Look in the mirror. What do you see? Think about what to do and how to be and when to act? This is not a difficult page in your life, despite possibly being in it at this very second. Give yourself a bit of a break and a bit of pause to survey the landscape. Look into the mirror and just say “OK, what next?” And it is what you do right now when in this or that moment head on that makes what happens next? What have you learned?
Breathe. It has been 17 years since my first true “aha” in management. I had a couple of “aha’s” in sales and other such ways prior and after that management thingy, but I digress and that is for another blog post.
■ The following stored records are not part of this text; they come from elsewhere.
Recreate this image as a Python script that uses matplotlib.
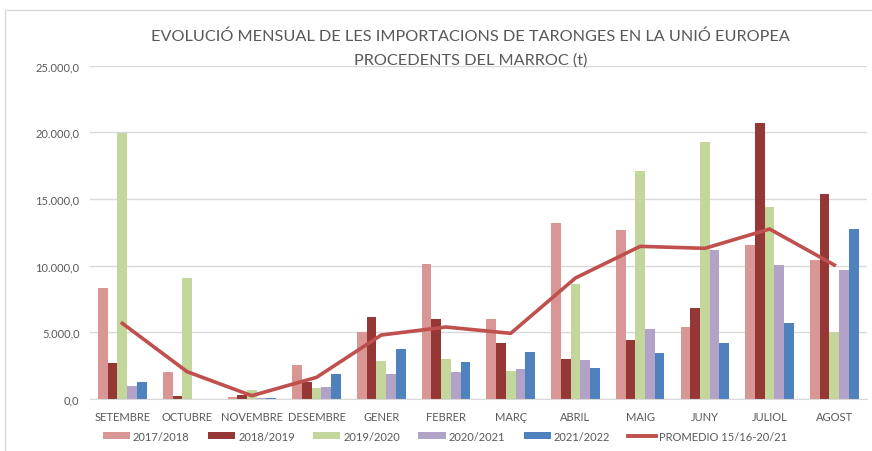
import matplotlib
matplotlib.use("Agg")
import matplotlib.pyplot as plt
from matplotlib.ticker import FuncFormatter
from matplotlib.lines import Line2D
import numpy as np

months = ["SETEMBRE", "OCTUBRE", "NOVEMBRE", "DESEMBRE", "GENER", "FEBRER",
          "MARÇ", "ABRIL", "MAIG", "JUNY", "JULIOL", "AGOST"]

s1718 = [8350, 2000, 125, 2550, 5000, 10125, 6025, 13225, 12675, 5425, 11525, 10400]
s1819 = [2700, 200, 300, 1250, 6125, 6025, 4175, 3000, 4425, 6825, 20675, 15350]
s1920 = [19925, 9100, 700, 800, 2875, 3025, 2100, 8650, 17100, 19275, 14425, 5000]
s2021 = [1000, 0, 75, 900, 1900, 2050, 2250, 2925, 5225, 11150, 10025, 9675]
s2122 = [1300, 0, 75, 1900, 3725, 2750, 3500, 2350, 3450, 4175, 5725, 12725]
promedio = [5675, 2050, 250, 1625, 4800, 5400, 4925, 9075, 11450, 11300, 12750, 10050]

series_labels = ["2017/2018", "2018/2019", "2019/2020", "2020/2021", "2021/2022"]
series_colors = ["#D99694", "#953735", "#C3D69B", "#B3A2C7", "#4F81BD"]
line_label = "PROMEDIO 15/16-20/21"
line_color = "#C0504D"

plt.rcParams["font.family"] = ["Lato", "DejaVu Sans"]

fig = plt.figure(figsize=(8.72, 4.52), dpi=100)
# light frame like the excel chart area
fig.patches.append(plt.Rectangle((0.006, -0.1), 1.2, 1.075, transform=fig.transFigure,
                                 fill=False, edgecolor="#D9D9D9", linewidth=1))
ax = fig.add_axes([0.1032, 0.115, 0.8907, 0.7375])

x = np.arange(len(months))
w = 0.15
all_series = [s1718, s1819, s1920, s2021, s2122]
for i, (vals, lab, col) in enumerate(zip(all_series, series_labels, series_colors)):
    ax.bar(x + (i - 2) * w, vals, width=w, color=col, label=lab, zorder=2)

ax.plot(x, promedio, color=line_color, linewidth=2.6, zorder=3, label=line_label)

ax.set_xlim(-0.5, len(months) - 0.5)
ax.set_ylim(0, 25000)
ax.set_yticks(np.arange(0, 25001, 5000))
ax.yaxis.set_major_formatter(FuncFormatter(lambda v, p: f"{v:,.1f}".replace(",", "X").replace(".", ",").replace("X", ".")))
ax.set_xticks(x)
ax.set_xticklabels(months)
ax.tick_params(axis="both", length=0, labelsize=8, colors="#595959")
ax.tick_params(axis="x", pad=8.5)
ax.tick_params(axis="y", pad=7.5)
ax.grid(axis="y", color="#D9D9D9", linewidth=1, zorder=0)
for side in ["top", "right", "left"]:
    ax.spines[side].set_visible(False)
ax.spines["bottom"].set_color("#D9D9D9")

fig.text(0.54, 0.918, "EVOLUCIÓ MENSUAL DE LES IMPORTACIONS DE TARONGES EN LA UNIÓ EUROPEA",
         ha="center", va="center", fontsize=11.7, color="#595959")
fig.text(0.54, 0.866, "PROCEDENTS DEL MARROC (t)",
         ha="center", va="center", fontsize=11.7, color="#595959")

handles, labels = ax.get_legend_handles_labels()
order = [1, 2, 3, 4, 5, 0]
handles = [handles[k] for k in order]
labels = [labels[k] for k in order]
handles[-1] = Line2D([0], [0], color=line_color, linewidth=2.8)
fig.legend(handles, labels, loc="center", bbox_to_anchor=(0.51, 0.033), ncol=6,
           frameon=False, fontsize=8, labelcolor="#595959", handlelength=2.45,
           handleheight=0.55, columnspacing=1.65, handletextpad=0.27)

fig.savefig("out.png", dpi=100)
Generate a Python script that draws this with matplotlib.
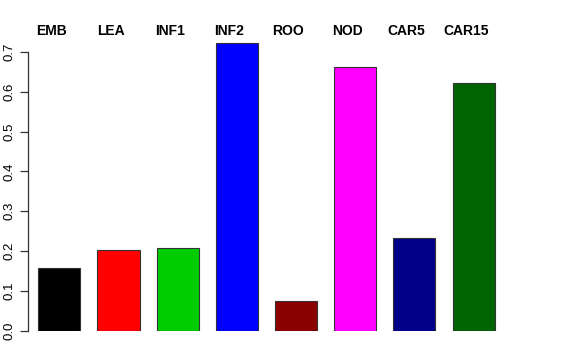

I realized these things for you to embrace.
What makes you “you”? What makes you smile and laugh and want to wake up every morning?
What does your team need from you? What more of or even less of? Do they get what they need from you?
Are you engaged in something that stretches you? Does it stimulate your act or acts?
If you had to write recipe for what a good manager is like, would you have all the ingredients?
God forbid, if you were hit by a bus tomorrow, would your replacement know how to help your team be successful?
Time will put a bit of perspective on all things. It and what you have learned will guide you. It will make the not so obvious, obvious for now and at least for the next month. Listen, ratchet this up for just a second, you can suck and still rock! You can be a young (or old) manager, “biff it big time” and still have a place with your team. Own your mistake, own your success and move forward. Even if the mistake makes someone else go “really?” Let your team win. Let them know you care about what makes them win. Let them rise above their simple task. And say “thank you” when that happens.
I looked in the mirror and saw me looking back. I saw me, the guy who talks about management stuff, looking back. I saw me asking what I would say to someone younger, maybe not so manage-y than me, about not sucking. I saw me, an older manager with two, or three or a several hundred things to say to someone else about getting things done through others. I am not the burning bush. I am someone who has talked a bit about this kind of stuff. And maybe, just maybe, I am writing this after someone else looking in their own mirror and asked, how do I deal with this headache? Simply put. You will learn, you may not win and they will be OK. Look outside of the mirror and embrace someone else who may have been there just like you. They thought just like you, “this (explicative) sucks and now I have to act”. Reach outside the mirror. Reach for an answer. It can come from one place or another. It can come from the unlikely of places.
I am gray. I sucked and I rocked especially that one day for sure. How about you? What did you see? What does the mirror say?